Edge Cases Recap & Algorithmic Notes ​
The two-pointer approach works because of the invariant: when height[left] < height[right], every bar between has some bound on the right that is at least height[right] >= height[left], so leftMax is the binding constraint. This "move the smaller side inward" argument is the reason you can commit water without seeing the rest of the array.
What Is Expected at Each Level? ​
Junior / New Grad: Get the O(N) prefix-array solution with a clean explanation. May need help seeing how two pointers remove the prefix arrays.

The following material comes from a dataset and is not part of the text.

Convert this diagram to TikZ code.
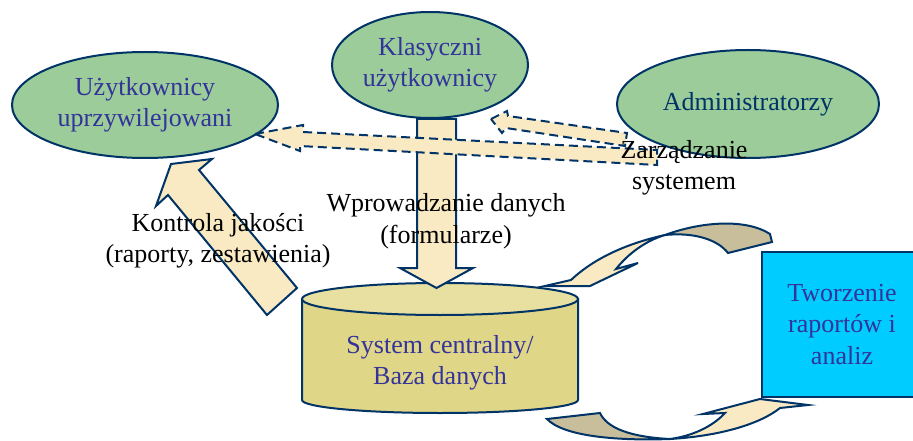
\documentclass[tikz,border=0pt]{standalone}
\usepackage{fontspec}
\setmainfont{Liberation Serif}
\usetikzlibrary{shapes.geometric}

\definecolor{navy}{RGB}{0,51,102}
\definecolor{ink}{RGB}{51,51,153}
\definecolor{usergreen}{RGB}{155,204,153}
\definecolor{wheat}{RGB}{250,234,196}
\definecolor{fold}{RGB}{201,190,155}
\definecolor{dbbody}{RGB}{224,214,136}
\definecolor{dbtop}{RGB}{231,224,160}
\definecolor{reportcyan}{RGB}{0,204,255}

\begin{document}
\begin{tikzpicture}[x=1pt,y=1pt,yscale=-1,xscale=1,
    every node/.style={font=\rmfamily\fontsize{26}{31.5}\selectfont,align=center},
    user/.style={ellipse,draw=navy,line width=2pt,fill=usergreen,text=ink,inner sep=0pt},
    blockarrow/.style={draw=navy,line width=2pt,fill=wheat,line join=miter},
    dasharrow/.style={blockarrow,dash pattern={on 9pt off 5pt}}]
				\useasboundingbox (0,0) rectangle (913,441);
				
				%Shape: Curved Arrow (top) [id:ca_top]
				\draw  [blockarrow,fill=fold] (665,235) .. controls (700,222) and (745,218) .. (770,234) -- (772,242) -- (728,253) .. controls (718,240) and (695,232) .. cycle ;
				\draw  [blockarrow] (545,286) -- (590,286) -- (638,263) -- (616,269) .. controls (628,254) and (645,241) .. (665,235) .. controls (620,245) and (590,262) .. (571,280) -- cycle ;
				%Shape: Curved Arrow (bottom) [id:ca_bottom]
				\draw  [blockarrow,fill=fold] (547,419) -- (600,413) .. controls (607,428) and (630,437) .. (670,439) .. controls (615,441) and (563,436) .. cycle ;
				\draw  [blockarrow] (670,439) .. controls (720,436) and (760,424) .. (780,408) -- (808,405) -- (760,399) -- (703,414) -- (725,413) .. controls (712,427) and (692,436) .. cycle ;
				
				%Shape: Can [id:db_can]
				\draw  [draw=navy,line width=2pt,fill=dbbody] (302,299) -- (302,400) arc[start angle=180,end angle=0,x radius=138,y radius=13] -- (578,299) -- cycle ;
				\draw  [draw=navy,line width=2pt,fill=dbtop] (440,299) ellipse [x radius=138,y radius=16] ;
				
				%Shape: Rectangle [id:report_box]
				\node [draw=navy,line width=2pt,fill=reportcyan,text=ink,minimum width=160pt,minimum height=145pt,inner sep=0pt] (report) at (842,324.5) {Tworzenie\\raportów i\\analiz};
				
				%Shape: Arrow (quality) [id:arr_quality]
				\draw  [blockarrow] (297,288) -- (199,170) -- (212,159) -- (171,164) -- (156,206) -- (168,195) -- (267,315) -- cycle ;
				%Shape: Arrow (entry) [id:arr_entry]
				\draw  [blockarrow] (417,119) -- (456,119) -- (456,268) -- (473,268) -- (436.5,288) -- (400,268) -- (417,268) -- cycle ;
				
				%Shape: Ellipse [id:users]
				\node [user,minimum width=266pt,minimum height=106pt] (priv) at (145,105) {Użytkownicy\\uprzywilejowani};
				\node [user,minimum width=196pt,minimum height=106pt] (classic) at (430,65) {Klasyczni\\użytkownicy};
				\node [user,minimum width=262pt,minimum height=108pt,text=navy] (admin) at (748,104) {Administratorzy};
				
				%Shape: Arrow dashed [id:arr_admin]
				\draw  [dasharrow] (255,134) -- (303,125) -- (303,132) -- (657,150) -- (657,165) -- (300,146) -- (300,151) -- cycle ;
				\draw  [dasharrow] (491,119) -- (507,111) -- (508,116) -- (627,133) -- (625,146) -- (506,128) -- (502,133) -- cycle ;
				
				% Text Node
				\node (db) at (440,363) [text=ink] {System centralny/\\Baza danych};
				% Text Node
				\node (entry) at (446,221) {Wprowadzanie danych\\(formularze)};
				% Text Node
				\node (quality) at (218,241) {Kontrola jakości\\(raporty, zestawienia)};
				% Text Node
				\node (manage) at (684,168) {Zarządzanie\\systemem};
				
\end{tikzpicture}
\end{document}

Mid-level: Write two-pointer solution immediately. Justify why you can commit water on the smaller side. Handle all edge cases.
Senior: Proactively contrast all three approaches, note the invariant in a single sentence, and extend to 2D (LC 407) with a heap. Discuss streaming: if heights arrive online, what can you precompute?